Comme telles, ces obligations ne sont pas soumises aux impératifs des articles L. 112-4 et L. 113-1 du code des assurances.

[minute page 9] Elles ne sauraient, non plus, être réputées non écrites pour créer un déséquilibre au détriment de l'assuré dès lors que, régulièrement portées à la connaissance de celui-ci, elles ne constituent que la contrepartie d'une extension de garantie, créatrice d'un risque supplémentaire pour l'assureur, que l'inefficacité prétendue à faire obstacle au détournement ne suffit pas à rendre abusive, et ce d'autant moins que le contrat de location lui-même comportait l'obligation de versement de deux acomptes dont la société SMB n'a pas exigé l'exécution, ni à créer un déséquilibre anormal entre les droits et obligations des parties.

Ainsi, ces conditions n'ayant pas été respectées par la société SMB, c'est à juste titre que les premiers juges l'ont déboutée de sa demande de garantie par la compagnie LA CONCORDE.

Leur décision sera confirmée de ce chef.

 

Sur la demande de condamnation du crédit agricole :

La société SMB et M. X. soutiennent que la caisse régionale de crédit agricole mutuelle du Var, non contente d'ouvrir un compte à un étranger insolvable sans se livrer à des investigations élémentaires sur son identité et son adresse, a fourni de faux renseignements sur sa qualité et sa capacité financière.

Cependant, par ses allégations, qui ne sont en rien démontrées par les attestations de trois employées liées, lors de leur rédaction, à la société SMB par une relation de subordination, qui ne font état, pour l'une, que d'une communication téléphonique, pour les deux autres des propos rapportés par le premier témoin et qui ne sont étayées par aucun autre élément de la procédure, les appelants ne rapportent pas la preuve que le crédit agricole ait commis une faute quelconque, sinon dans l'ouverture et la gestion du compte de M. Y. - alors qu'eux-mêmes ont accepté deux chèques antidatés et que M. X. a déclaré aux policiers enquêteurs qu'ils ont été émis sur le Crédit lyonnais - à tout le moins dans la communication, plus que douteuse dans la mesure où elle aurait été faite par téléphone, de renseignements sur sa solvabilité en relation causale suffisante avec le détournement du bateau.

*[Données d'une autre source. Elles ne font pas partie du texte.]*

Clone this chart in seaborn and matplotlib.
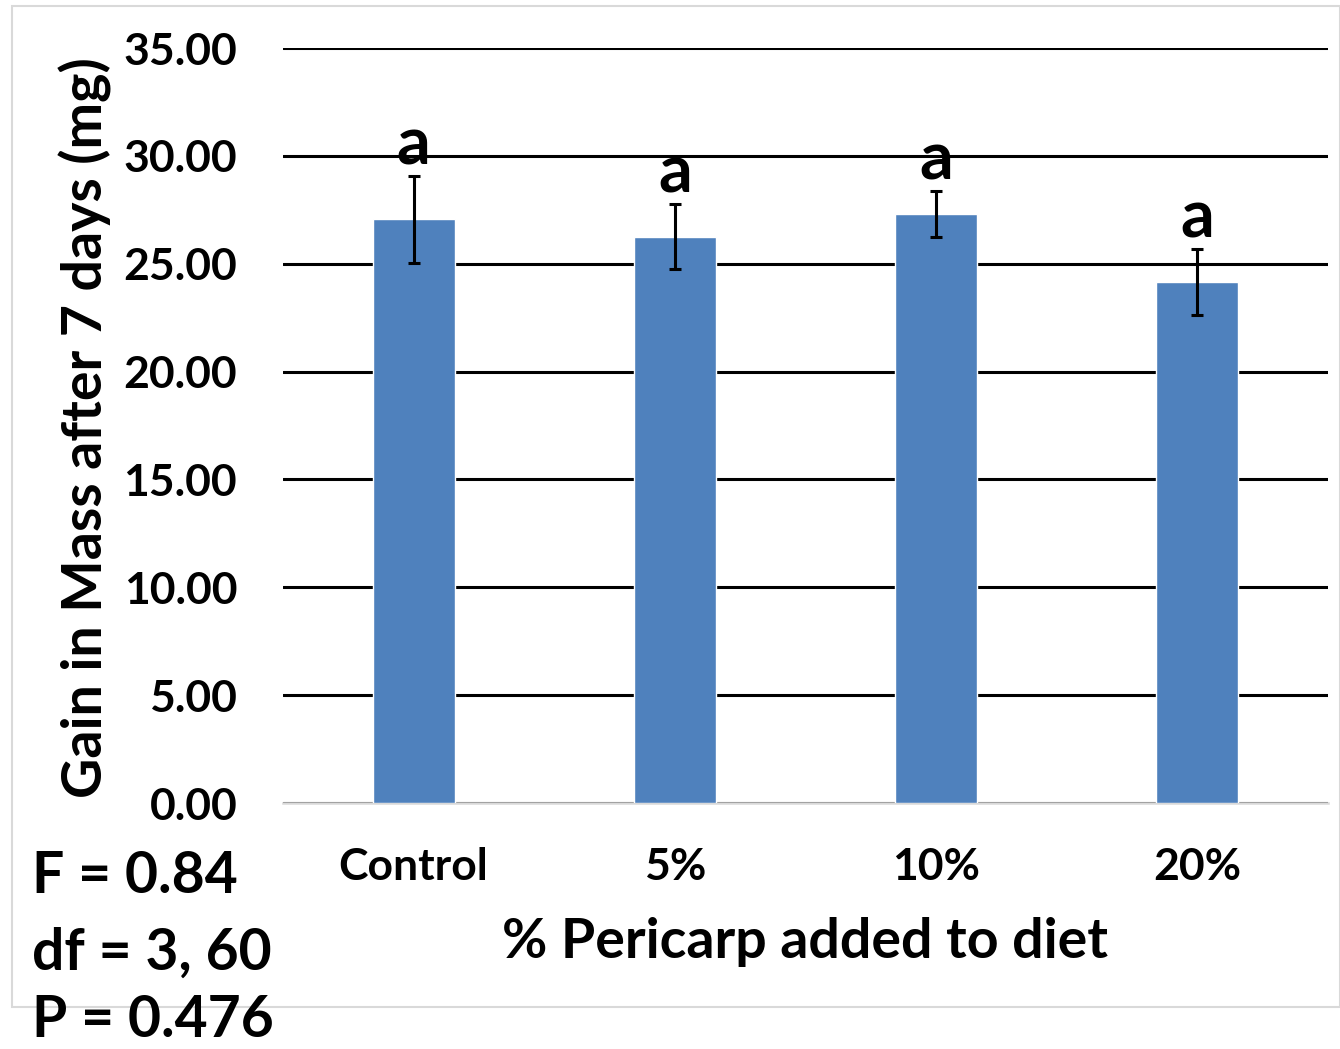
import matplotlib
matplotlib.use("Agg")
import matplotlib.pyplot as plt
from matplotlib.patches import Rectangle
import seaborn as sns
import pandas as pd

# Mean gain in larval mass per diet treatment, with error bars
treatments = ["Control", "5%", "10%", "20%"]
mean_gain = [27.05, 26.26, 27.30, 24.15]
error = [2.02, 1.52, 1.08, 1.55]
letters = ["a", "a", "a", "a"]
y_ticks = [0, 5, 10, 15, 20, 25, 30, 35]
stats_lines = ["F = 0.84", "df = 3, 60", "P = 0.476"]

df = pd.DataFrame({"treatment": treatments, "gain": mean_gain})

sns.set_theme(style="white")
plt.rcParams["font.family"] = ["Lato", "DejaVu Sans"]
plt.rcParams["font.weight"] = "bold"
plt.rcParams["text.color"] = "black"
plt.rcParams["xtick.color"] = "black"
plt.rcParams["ytick.color"] = "black"

fig = plt.figure(figsize=(13.40, 10.49), dpi=100)
ax = fig.add_axes([283 / 1340, 1 - 803 / 1049, (1328 - 283) / 1340, (803 - 48) / 1049])

sns.barplot(data=df, x="treatment", y="gain", color="#4F81BD", width=0.314,
            saturation=1, errorbar=None, ax=ax, zorder=3)
ax.errorbar(x=range(len(treatments)), y=mean_gain, yerr=error, fmt="none",
            ecolor="black", elinewidth=2.2, capsize=4.2, capthick=2.2, zorder=4)

for i, (m, e, s) in enumerate(zip(mean_gain, error, letters)):
    ax.annotate(s, xy=(i, m + e), xytext=(0, 8), textcoords="offset points",
                ha="center", va="baseline", fontsize=48, fontweight="bold",
                color="black", zorder=5)

ax.set_xlim(-0.5, 3.5)
ax.set_ylim(0, 35)
ax.set_yticks(y_ticks)
ax.set_yticklabels([f"{v:.2f}" for v in y_ticks])
ax.yaxis.grid(True, color="black", linewidth=2.2, zorder=0)
ax.set_axisbelow(True)
ax.tick_params(axis="both", length=0, labelsize=32, labelcolor="black")
ax.tick_params(axis="y", pad=33)
ax.tick_params(axis="x", pad=32)
for lab in ax.get_xticklabels() + ax.get_yticklabels():
    lab.set_fontweight("bold")
ax.set_xlabel("")
ax.set_ylabel("")

for side in ["top", "right", "left"]:
    ax.spines[side].set_visible(False)
ax.spines["bottom"].set_color("#d9d9d9")
ax.spines["bottom"].set_linewidth(1.8)
ax.spines["bottom"].set_zorder(1)

fig.text(85 / 1340, 1 - 428 / 1049, "Gain in Mass after 7 days (mg)", rotation=90,
         ha="center", va="center", fontsize=40, fontweight="bold", color="black")
fig.text(805 / 1340, 1 - 942 / 1049, "% Pericarp added to diet",
         ha="center", va="center", fontsize=40, fontweight="bold", color="black")

for line, base in zip(stats_lines[:2], [893, 970]):
    fig.text(32 / 1340, 1 - base / 1049, line, ha="left", va="baseline",
             fontsize=41, fontweight="bold", color="black")
fig.text(32 / 1340, 2 / 1049, stats_lines[2], ha="left", va="bottom",
         fontsize=41, fontweight="bold", color="black")

fig.patches.append(Rectangle((12 / 1340, 1 - 1007 / 1049), (1340 - 12) / 1340, (1007 - 6) / 1049,
                             transform=fig.transFigure, fill=False, edgecolor="#d9d9d9",
                             linewidth=1.5, zorder=0))

fig.savefig("out.png", dpi=100, facecolor="white")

[minute page 10] Le jugement du tribunal sera, également, confirmé en ce qu'il a débouté la société SMB de sa demande subsidiaire dirigée contre le crédit agricole, et ce bien qu'il l'ait fait sans motivation.

Les autres dispositions, à l'exception des dommages et intérêts, ne sont pas remises en question.

 

Sur la demande de dommages et intérêts, les frais non taxables et les dépens :

La défense en justice de ses intérêts légitimes constitue un droit, qui ne dégénère en abus de nature à justifier l'allocation de dommages et intérêts que dans l'hypothèse d'une attitude fautive génératrice d'un dommage.

La compagnie LA CONCORDE, qui ne démontre pas une telle attitude de la société SMB et de M. X. à son égard - bien que l'incompatibilité des fondements juridiques de leurs actions pénale et commerciale soit parfaitement déplaisante et que la première ait obtenu la condamnation de l'auteur du détournement au paiement de 1.018.340 Francs, dès lors que cette condamnation, dont elle a peu d'espoir d'obtenir l'exécution, ne lui interdisait pas de prétendre à la garantie de sa compagnie - doit être déboutée de sa demande de dommages et intérêts.

Par contre, eu égard aux circonstances, la société SMB et M. X., qui succombent en leur appel, seront condamnés à verser à chacune des sociétés La Henin, La Concorde et le crédit agricole la somme de 6.000 Francs sur le fondement de l'article 700 du nouveau code de procédure civile et déboutés de leurs demandes aux mêmes fins.

 

DISPOSITIF (décision proprement dite)                                                            (N.B. : mention ne figurant pas sur l’original)

PAR CES MOTIFS :

et ceux non contraires à cet arrêt, qui ont déterminé les premiers juges ;

[minute page 11] La Cour

statuant publiquement, contradictoirement, en matière commerciale ;

Rejette le moyen d'irrecevabilité de l'appel principal ;

Reçoit les appels et les demandes additionnelles ;

Confirme en toutes ses dispositions le jugement rendu le 21 juin 1994 par la 7ème chambre du tribunal de commerce de Paris ;

Y ajoutant,

Condamne la société Sud Marine Bateau et M. X. à verser à chacune des sociétés la banque La HENIN Marine, compagnie d'assurance LA CONCORDE et le Crédit Agricole du Var la somme de 6.000 Francs sur le fondement de l'article 700 du nouveau code de procédure civile ;

Déboute les parties de leurs demandes autres, plus amples ou contraires ;

Condamne la société SMB et M. X. aux dépens d'appel ;

Admet les avoués des autres parties au bénéfice des dispositions de l'article 699 du nouveau code de procédure civile.